───── Data excerpts ─────

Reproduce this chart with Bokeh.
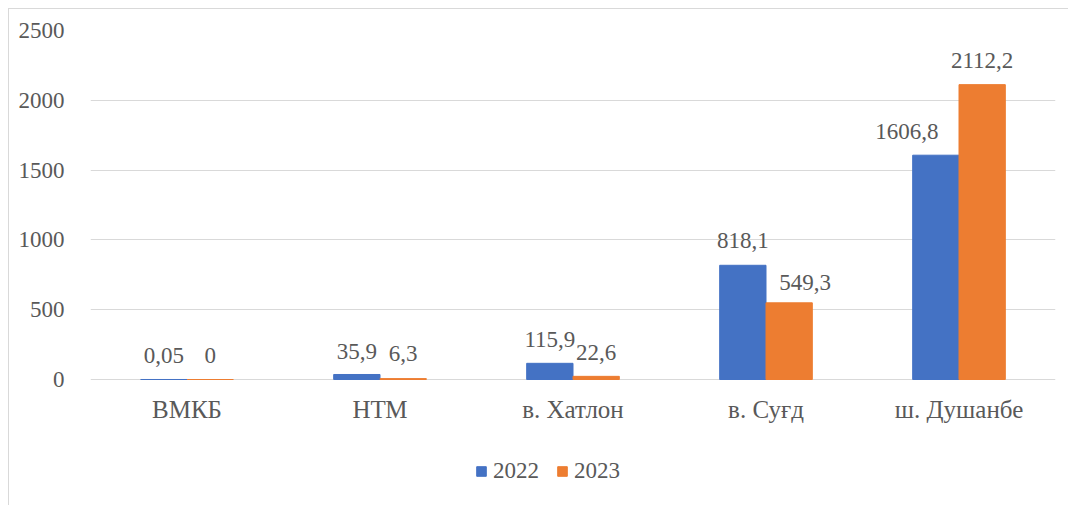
from bokeh.plotting import figure
from bokeh.models import ColumnDataSource, FactorRange, FixedTicker, Legend, LegendItem, Range1d
from bokeh.transform import dodge
from bokeh.core.properties import value
from bokeh.embed import file_html
from bokeh.resources import INLINE

categories = ["ВМКБ", "НТМ", "в. Хатлон", "в. Суғд", "ш. Душанбе"]
values_2022 = [0.05, 35.9, 115.9, 818.1, 1606.8]
values_2023 = [0, 6.3, 22.6, 549.3, 2112.2]
series_names = ["2022", "2023"]
y_ticks = [0, 500, 1000, 1500, 2000, 2500]
y_max = 2500

# small manual label nudges (pixels), as in the original chart
label_dx_2022 = [0, 0, 0, 0, -29]
label_dx_2023 = [0, 0, 0, 16, 0]
label_dy_2022 = [-24, -23, -24, -25, -24]
label_dy_2023 = [-24, -25, -24, -20, -24]

FONT = "'Liberation Serif', 'Times New Roman', serif"
TXT = "#595959"
FS = "23px"
FS_CAT = "25px"

# layout (canvas pixels)
W, H = 1060, 497
TOP = 21          # y of the top gridline
ZERO = 370        # y of the zero line
y_min = -y_max * (H - ZERO) / (ZERO - TOP)

def fmt(v):
    return f"{v:g}".replace(".", ",")

src22 = ColumnDataSource(dict(cat=categories, val=values_2022,
                              lab=[fmt(v) for v in values_2022],
                              dx=label_dx_2022, dy=label_dy_2022))
src23 = ColumnDataSource(dict(cat=categories, val=values_2023,
                              lab=[fmt(v) for v in values_2023],
                              dx=label_dx_2023, dy=label_dy_2023))

p = figure(width=W, height=H, output_backend="svg", toolbar_location=None,
           x_range=FactorRange(*categories, range_padding=0),
           y_range=Range1d(y_min, y_max),
           min_border_left=81, min_border_right=14, min_border_top=TOP, min_border_bottom=0)
p.styles = {"margin-left": "8px", "margin-top": "8px",
            "border-left": "1px solid #d9d9d9", "border-top": "1px solid #d9d9d9"}
p.outline_line_color = None
p.background_fill_color = "white"
p.border_fill_color = "white"

bw = 0.24
r22 = p.vbar(x=dodge("cat", -0.12, range=p.x_range), top="val", width=bw, bottom=0,
             source=src22, fill_color="#4472C4", line_color="#4472C4")
r23 = p.vbar(x=dodge("cat", 0.12, range=p.x_range), top="val", width=bw, bottom=0,
             source=src23, fill_color="#ED7D31", line_color="#ED7D31")

for src, off in ((src22, -0.12), (src23, 0.12)):
    p.text(x=dodge("cat", off, range=p.x_range), y="val", text="lab", source=src,
           x_offset="dx", y_offset="dy",
           text_align="center", text_baseline="alphabetic",
           text_font=value(FONT), text_font_size=FS, text_color=TXT)

p.xgrid.grid_line_color = None
p.ygrid.grid_line_color = "#d9d9d9"
p.ygrid.grid_line_width = 1
p.yaxis.ticker = FixedTicker(ticks=y_ticks)
p.xaxis.fixed_location = 0

for ax in (p.xaxis, p.yaxis):
    ax.axis_line_color = None
    ax.major_tick_line_color = None
    ax.minor_tick_line_color = None
    ax.major_label_text_font = FONT
    ax.major_label_text_font_size = FS
    ax.major_label_text_color = TXT
p.xaxis.major_label_text_font_size = FS_CAT
p.yaxis.major_label_standoff = 20
p.xaxis.major_label_standoff = 10

legend = Legend(items=[LegendItem(label=series_names[0], renderers=[r22]),
                       LegendItem(label=series_names[1], renderers=[r23])],
                orientation="horizontal", location=(385, 22),
                glyph_width=12, glyph_height=12, label_standoff=6, spacing=17,
                padding=0, margin=0, border_line_color=None, background_fill_alpha=0,
                label_text_font=FONT, label_text_font_size=FS, label_text_color=TXT)
p.add_layout(legend, "center")

open("out.html", "w").write(file_html(p, INLINE))
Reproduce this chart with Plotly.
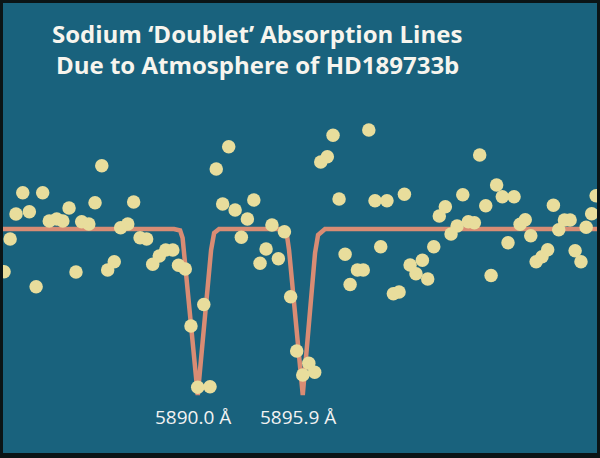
import plotly.graph_objects as go

# Observed spectrum: wavelength (Angstrom) and flux deviation from continuum (per mille)
wavelength = [
    5879.12, 5879.46, 5879.79, 5880.17, 5880.54, 5880.92, 5881.29, 5881.66, 5882.08, 5882.42,
    5882.77, 5883.16, 5883.48, 5883.88, 5884.23, 5884.61, 5884.94, 5885.31, 5885.67, 5886.07,
    5886.40, 5886.76, 5887.13, 5887.47, 5887.84, 5888.20, 5888.60, 5888.92, 5889.30, 5889.62,
    5890.00, 5890.34, 5890.69, 5891.04, 5891.40, 5891.74, 5892.10, 5892.45, 5892.79, 5893.15,
    5893.50, 5893.84, 5894.17, 5894.53, 5894.87, 5895.22, 5895.56, 5895.90, 5896.24, 5896.57,
    5896.91, 5897.28, 5897.60, 5897.94, 5898.28, 5898.56, 5898.97, 5899.30, 5899.61, 5899.96,
    5900.28, 5900.63, 5900.99, 5901.31, 5901.61, 5901.93, 5902.26, 5902.62, 5902.92, 5903.26,
    5903.57, 5903.91, 5904.23, 5904.57, 5904.89, 5905.20, 5905.54, 5905.84, 5906.18, 5906.48,
    5906.79, 5907.11, 5907.43, 5907.77, 5908.11, 5908.40, 5908.71, 5909.01, 5909.34, 5909.66,
    5909.98, 5910.28, 5910.60, 5910.92, 5911.20, 5911.53, 5911.82, 5912.13, 5912.38,
]
flux_dev = [
    -4.27, -1.00, 1.50, 3.63, 1.73, -5.77, 3.63, 0.80, 1.00, 0.80,
    2.10, -4.30, 0.73, 0.50, 2.63, 6.33, -4.10, -3.27, 0.13, 0.50,
    2.70, -0.87, -1.00, -3.53, -2.70, -2.10, -2.10, -3.63, -4.00, -9.70,
    -15.83, -7.55, -15.77, 6.00, 2.50, 8.23, 1.90, -0.83, 1.00, 2.90,
    -3.43, -2.00, 0.40, -2.97, -0.27, -6.77, -12.20, -14.60, -13.43, -14.33,
    6.70, 7.23, 9.37, 3.00, -2.53, -5.54, -4.10, -4.10, 9.90, 2.83,
    -1.77, 2.83, -6.47, -6.30, 3.47, -3.60, -4.47, -3.13, -5.00, -1.77,
    1.30, 2.23, -0.50, 0.30, 3.43, 0.73, 0.63, 7.40, 2.33, -4.65,
    4.40, 3.23, -1.37, 3.23, 0.47, 0.93, -0.67, -3.27, -2.77, -2.07,
    2.37, -0.07, 0.90, 0.90, -2.17, -3.27, 0.17, 1.53, 3.33,
]

# Model absorption profile
model_wl = [5879.06, 5888.67, 5889.01, 5889.15, 5890.00, 5890.75, 5890.92, 5891.20,
            5894.74, 5895.00, 5895.13, 5895.90, 5896.59, 5896.76, 5897.15, 5912.43]
model_dev = [0.0, 0.0, -0.15, -0.9, -16.6, -2.1, -0.4, 0.0,
             0.0, -0.5, -2.1, -16.6, -2.4, -0.6, 0.0, 0.0]

line_centers = [5890.0, 5895.9]
line_labels = ["5890.0 Å", "5895.9 Å"]

title_lines = ["Sodium ‘Doublet’ Absorption Lines", "Due to Atmosphere of HD189733b"]

BG = "#19627d"
fig = go.Figure()
fig.add_trace(go.Scatter(x=model_wl, y=model_dev, mode="lines",
                         line=dict(color="#d98c74", width=4.5), hoverinfo="skip"))
fig.add_trace(go.Scatter(x=wavelength, y=flux_dev, mode="markers",
                         marker=dict(color="#e8dd9c", size=13.5, line=dict(width=0))))

for c, lab in zip(line_centers, line_labels):
    fig.add_annotation(x=c - 0.25, y=-18.75, text=lab, showarrow=False,
                       xanchor="center", yanchor="middle",
                       font=dict(family="Open Sans", size=19, color="#f2f2f2"))

for i, t in enumerate(title_lines):
    fig.add_annotation(xref="paper", yref="paper", x=0.428, y=[0.932, 0.864][i], text="<b>" + t + "</b>",
                       showarrow=False, xanchor="center", yanchor="middle",
                       font=dict(family="Open Sans", size=24, color="#f7f5ee"))

fig.update_layout(
    width=600, height=458,
    margin=dict(l=3, r=3, t=3, b=5),
    paper_bgcolor="#0b1416", plot_bgcolor=BG,
    showlegend=False,
    xaxis=dict(range=[5879.06, 5912.43], visible=False, showgrid=False, zeroline=False),
    yaxis=dict(range=[-22.4, 22.6], visible=False, showgrid=False, zeroline=False),
)
fig.write_html("out.html", config={"displayModeBar": False},
               post_script="document.body.style.margin='0';")
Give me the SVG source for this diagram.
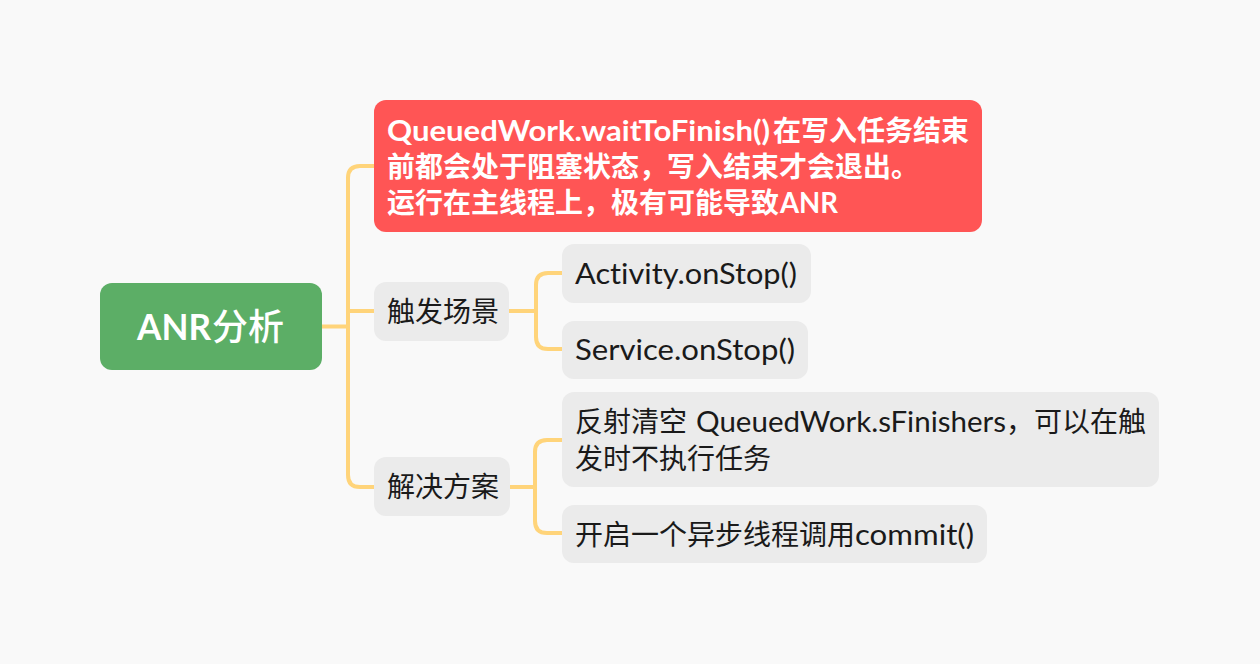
<svg xmlns="http://www.w3.org/2000/svg" width="1260" height="664" viewBox="0 0 1260 664">
<style>
.bg{fill:#f9f9f9}
.con{fill:none;stroke:#ffd47a;stroke-width:4;stroke-linecap:round;stroke-linejoin:round}
.grey{fill:#ebebeb}
text{font-variant-ligatures:none}
.t{font-family:Lato,"Noto Sans CJK SC",sans-serif;font-size:28px;fill:#1a1a1a}
.w{font-family:Lato,"Noto Sans CJK SC",sans-serif;font-size:28px;fill:#ffffff;font-weight:700}
.root{font-family:Lato,"Noto Sans CJK SC",sans-serif;font-size:36px;fill:#ffffff;font-weight:500}
</style>
<rect class="bg" x="0" y="0" width="1260" height="664"/>
<g id="connectors">
<path class="con" d="M322,326.5 H348"/>
<path class="con" d="M374,166 H360 Q348,166 348,178 V475 Q348,487 360,487 H374"/>
<path class="con" d="M348,311 H374"/>
<path class="con" d="M509,311 H536"/>
<path class="con" d="M562,273 H548 Q536,273 536,285 V337 Q536,349 548,349 H562"/>
<path class="con" d="M510,487 H535"/>
<path class="con" d="M562,440 H547 Q535,440 535,452 V521 Q535,533 547,533 H562"/>
</g>
<g id="root">
<rect x="100" y="283" width="222" height="87" rx="12" fill="#5cae66"/>
<text class="root" y="340"><tspan x="137" textLength="74" lengthAdjust="spacingAndGlyphs" font-weight="700">ANR</tspan><tspan x="212">分析</tspan></text>
</g>
<g id="node-waitToFinish">
<rect x="374" y="100" width="608" height="132" rx="12" fill="#ff5555"/>
<text class="w" y="141"><tspan x="387" textLength="383" lengthAdjust="spacingAndGlyphs">QueuedWork.waitToFinish()</tspan><tspan x="773">在写入任务结束</tspan></text>
<text class="w" x="387" y="177">前都会处于阻塞状态，写入结束才会退出。</text>
<text class="w" y="213"><tspan x="387">运行在主线程上，极有可能导致</tspan><tspan x="780" textLength="58" lengthAdjust="spacingAndGlyphs">ANR</tspan></text>
</g>
<g id="node-trigger">
<rect class="grey" x="374" y="282" width="135" height="59" rx="12"/>
<text class="t" x="387" y="322">触发场景</text>
</g>
<g id="node-activity">
<rect class="grey" x="562" y="244" width="249" height="59" rx="12"/>
<text class="t" x="575" y="284" textLength="222" lengthAdjust="spacingAndGlyphs">Activity.onStop()</text>
</g>
<g id="node-service">
<rect class="grey" x="562" y="321" width="246" height="58" rx="12"/>
<text class="t" x="575" y="360" textLength="220" lengthAdjust="spacingAndGlyphs">Service.onStop()</text>
</g>
<g id="node-solution">
<rect class="grey" x="374" y="457" width="136" height="59" rx="12"/>
<text class="t" x="387" y="497">解决方案</text>
</g>
<g id="node-reflect">
<rect class="grey" x="562" y="392" width="597" height="95" rx="12"/>
<text class="t" y="432"><tspan x="575">反射清空</tspan><tspan x="696" textLength="310" lengthAdjust="spacingAndGlyphs">QueuedWork.sFinishers</tspan><tspan x="1006">，可以在触</tspan></text>
<text class="t" x="575" y="469">发时不执行任务</text>
</g>
<g id="node-async">
<rect class="grey" x="562" y="505" width="425" height="58" rx="12"/>
<text class="t" y="545"><tspan x="575">开启一个异步线程调用</tspan><tspan x="855" textLength="119" lengthAdjust="spacingAndGlyphs">commit()</tspan></text>
</g>
</svg>
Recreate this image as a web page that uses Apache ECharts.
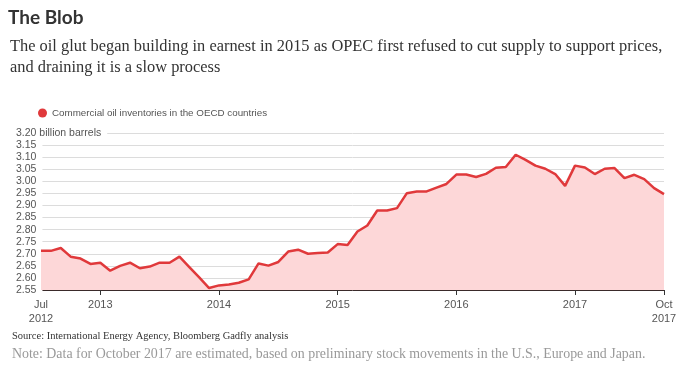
<!DOCTYPE html>
<html><head><meta charset="utf-8">
<script src="https://cdn.jsdelivr.net/npm/echarts@6/dist/echarts.min.js"></script>
<style>html,body{margin:0;padding:0;background:#fff}#c{width:687px;height:374px}</style>
</head><body><div id="c"></div>
<script>
const months = [];
const monthNames = ['Jan','Feb','Mar','Apr','May','Jun','Jul','Aug','Sep','Oct','Nov','Dec'];
for (let y = 2012, m = 6; !(y === 2017 && m === 10); ) { months.push(monthNames[m] + ' ' + y); m++; if (m === 12) { m = 0; y++; } }
const inventories = [
  2.712, 2.712, 2.724, 2.688, 2.680, 2.658,
  2.663, 2.630, 2.650, 2.663, 2.640, 2.647, 2.663, 2.663, 2.688, 2.645, 2.602, 2.558,
  2.569, 2.573, 2.580, 2.594, 2.660, 2.651, 2.666, 2.709, 2.717, 2.700, 2.703, 2.705,
  2.740, 2.736, 2.792, 2.817, 2.879, 2.879, 2.889, 2.951, 2.958, 2.958, 2.974, 2.989,
  3.028, 3.028, 3.018, 3.031, 3.056, 3.059, 3.110, 3.089, 3.065, 3.052, 3.030, 2.981,
  3.065, 3.057, 3.030, 3.052, 3.055, 3.013, 3.027, 3.009, 2.972, 2.947
];
const xLabels = {0: 'Jul\n2012', 6: '2013', 18: '2014', 30: '2015', 42: '2016', 54: '2017', 63: 'Oct\n2017'};
const tickIdx = [6, 18, 30, 42, 54, 63];

const chart = echarts.init(document.getElementById('c'));
chart.setOption({
  animation: false,
  graphic: [
    {type: 'text', left: 8, top: 8, style: {text: 'The Blob', font: 'bold 19px Lato', fill: '#333'}},
    {type: 'text', left: 10, top: 36, style: {text: 'The oil glut began building in earnest in 2015 as OPEC first refused to cut supply to support prices,\nand draining it is a slow process', font: '16.4px "Liberation Serif"', fill: '#333', lineHeight: 21}},
    {type: 'text', left: 12, top: 331, style: {text: 'Source: International Energy Agency, Bloomberg Gadfly analysis', font: '10.5px "Liberation Serif"', fill: '#333'}},
    {type: 'text', left: 12, top: 347, style: {text: 'Note: Data for October 2017 are estimated, based on preliminary stock movements in the U.S., Europe and Japan.', font: '13.9px "Liberation Serif"', fill: '#999'}}
  ],
  legend: {
    left: 33, top: 103, icon: 'circle', itemWidth: 9, itemHeight: 9, itemGap: 6,
    textStyle: {fontFamily: 'Liberation Sans', fontSize: 9.8, color: '#555'},
    data: ['Commercial oil inventories in the OECD countries']
  },
  grid: {left: 41, right: 23, top: 133, bottom: 84},
  xAxis: {
    type: 'category', data: months, boundaryGap: false,
    axisLine: {lineStyle: {color: '#3a2a2a', width: 1}},
    axisTick: {show: true, length: 5, lineStyle: {color: '#333'}, interval: (i) => tickIdx.includes(i)},
    axisLabel: {
      interval: (i) => xLabels[i] !== undefined,
      formatter: (v, i) => xLabels[i] || '',
      fontFamily: 'Liberation Sans', fontSize: 11, color: '#555', lineHeight: 14, margin: 8
    }
  },
  yAxis: {
    type: 'value', min: 2.55, max: 3.20, interval: 0.05,
    axisLine: {show: false}, axisTick: {show: false},
    splitLine: {lineStyle: {color: '#dcdcdc', width: 1}},
    axisLabel: {
      align: 'left', margin: 25, fontFamily: 'Liberation Sans', fontSize: 10.5, color: '#555',
      formatter: (v) => Math.abs(v - 3.2) < 1e-6 ? '3.20 billion barrels' : v.toFixed(2),
      backgroundColor: '#fff', padding: [0, 6, 0, 0]
    }
  },
  series: [{
    name: 'Commercial oil inventories in the OECD countries',
    type: 'line', data: inventories, symbol: 'none',
    itemStyle: {color: '#e0393b'},
    lineStyle: {color: '#e0393b', width: 2.5},
    areaStyle: {color: '#fdd7d8', opacity: 1}
  }]
});
</script></body></html>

─────

What needs to be done.
Exactly as they appear, write out the lines from the one containing "Recreate this image" down to the one containing "const tickIdx = [6, 18, 30, 42, 54, 63];", both included. Pictures are left out.

Result below.
Recreate this image as a web page that uses Apache ECharts.
<!DOCTYPE html>
<html><head><meta charset="utf-8">
<script src="https://cdn.jsdelivr.net/npm/echarts@6/dist/echarts.min.js"></script>
<style>html,body{margin:0;padding:0;background:#fff}#c{width:687px;height:374px}</style>
</head><body><div id="c"></div>
<script>
const months = [];
const monthNames = ['Jan','Feb','Mar','Apr','May','Jun','Jul','Aug','Sep','Oct','Nov','Dec'];
for (let y = 2012, m = 6; !(y === 2017 && m === 10); ) { months.push(monthNames[m] + ' ' + y); m++; if (m === 12) { m = 0; y++; } }
const inventories = [
  2.712, 2.712, 2.724, 2.688, 2.680, 2.658,
  2.663, 2.630, 2.650, 2.663, 2.640, 2.647, 2.663, 2.663, 2.688, 2.645, 2.602, 2.558,
  2.569, 2.573, 2.580, 2.594, 2.660, 2.651, 2.666, 2.709, 2.717, 2.700, 2.703, 2.705,
  2.740, 2.736, 2.792, 2.817, 2.879, 2.879, 2.889, 2.951, 2.958, 2.958, 2.974, 2.989,
  3.028, 3.028, 3.018, 3.031, 3.056, 3.059, 3.110, 3.089, 3.065, 3.052, 3.030, 2.981,
  3.065, 3.057, 3.030, 3.052, 3.055, 3.013, 3.027, 3.009, 2.972, 2.947
];
const xLabels = {0: 'Jul\n2012', 6: '2013', 18: '2014', 30: '2015', 42: '2016', 54: '2017', 63: 'Oct\n2017'};
const tickIdx = [6, 18, 30, 42, 54, 63];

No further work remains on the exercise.